Computer Science Department
School of Computer Science, Carnegie Mellon University
Improving Device Driver Reliability through
Olatunji O. Ruwase
Device drivers are Operating Systems (OS) extensions that enable the use of I/O devices in computing systems. However, studies have identified drivers as an Achilles' heel of system reliability, their high fault rate accounting for a significant portion of system failures. Consequently, significant effort has been directed towards improving system robustness by protecting system components (e.g., OS kernel, I/O devices, etc.) from the harmful effects of driver faults. In contrast to prior techniques which focused on preventing unsafe driver interactions (e.g., with the OS kernel), my thesis is that checking a driver’s execution for correctness violations results in the detection and mitigation of more faults.
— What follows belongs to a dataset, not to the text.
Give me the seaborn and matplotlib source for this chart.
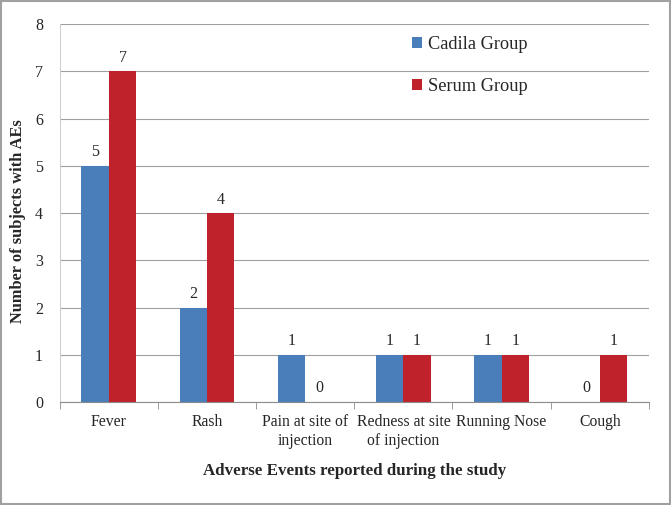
import matplotlib
matplotlib.use("Agg")
import matplotlib.pyplot as plt
import seaborn as sns
import pandas as pd
from matplotlib.patches import Rectangle

# data
events = ["Fever", "Rash", "Pain at site of\ninjection", "Redness at site\nof injection",
          "Running Nose", "Cough"]
cadila = [5, 2, 1, 1, 1, 0]
serum = [7, 4, 0, 1, 1, 1]
groups = ["Cadila Group", "Serum Group"]

df = pd.DataFrame({
    "event": events * 2,
    "count": cadila + serum,
    "group": [groups[0]] * len(events) + [groups[1]] * len(events),
})

sns.set_style("white")
plt.rcParams["font.family"] = ["Liberation Serif", "DejaVu Serif"]

fig = plt.figure(figsize=(6.71, 5.05), dpi=100)
ax = fig.add_axes([0.089, 0.204, 0.878, 0.748])

sns.barplot(data=df, x="event", y="count", hue="group", order=events, hue_order=groups,
            palette=["#4a7ebb", "#c0222b"], width=0.56, saturation=1, linewidth=0, ax=ax)

for c in ax.containers:
    ax.bar_label(c, fmt="%d", padding=4, fontsize=11.5)

ax.set_ylim(0, 8)
ax.set_xlim(-0.5, len(events) - 0.5)
ax.set_yticks(range(0, 9))
ax.yaxis.grid(True, color="#a0a0a0", linewidth=0.8)
ax.set_axisbelow(True)
for s in ["top", "right"]:
    ax.spines[s].set_visible(False)
ax.spines["left"].set_color("#d0d0d0")
ax.spines["bottom"].set_color("#8c8c8c")

ax.set_xticks([i - 0.5 for i in range(len(events) + 1)], minor=True)
ax.tick_params(axis="x", which="major", length=0, labelsize=11.3, pad=9)
ax.tick_params(axis="x", which="minor", length=5, color="#8c8c8c", direction="out")
ax.tick_params(axis="y", length=0, labelsize=11.5, pad=12)
ax.xaxis.set_tick_params(which="minor", bottom=True)
for t in ax.get_xticklabels():
    t.set_linespacing(1.25)

ax.set_xlabel("Adverse Events reported during the study", fontsize=12.2, fontweight="bold",
              labelpad=10)
ax.set_ylabel("Number of subjects with AEs", fontsize=11.8, fontweight="bold")
ax.yaxis.set_label_coords(-0.058, 0.48)

ax.legend(loc="upper left", bbox_to_anchor=(0.57, 1.013), frameon=False, fontsize=13.2,
          handlelength=0.55, handleheight=0.55, handletextpad=0.3, labelspacing=1.37)

fig.patches.append(Rectangle((0.001, 0.001), 0.997, 0.997, transform=fig.transFigure,
                             fill=False, edgecolor="#a0a0a0", linewidth=1.5))

fig.savefig("out.png", dpi=100)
To validate this thesis, I present Guardrail, a flexible and powerful framework that enables instruction-grained dynamic analysis (e.g., data race detection) of unmodified kernel-mode driver binaries to safeguard I/O operations and devices from driver faults. Guardrail decouples the analysis tool from driver execution to improve performance, and runs it in user-space to simplify the deployment of new tools. Moreover, Guardrail leverages virtualization to be transparent to both the driver and device, and enable support for arbitrary driver/device combinations.
To demonstrate Guardrail's generality, I implemented three novel dynamic checking tools within the framework for detecting memory faults, data races and DMA faults in drivers. These tools found 25 serious bugs, including previously unknown bugs, in Linux storage and network drivers. Some of the bugs existed in several Linux (and driver) releases, suggesting their elusiveness to existing approaches. Guardrail easily detected these bugs using common driver workloads.
Finally, I present an evaluation of using Guardrail to protect network and storage I/O operations from memory faults, data races and DMA faults in drivers. The results show that with hardware-assisted logging for decoupling the heavyweight analyses from driver execution, standard I/O workloads generally experienced negligible slowdown on their end-to-end performance.
In conclusion, Guardrail's high fidelity fault detection and efficient monitoring performance makes it a promising approach for improving the resilience of computing systems to the wide variety of driver faults.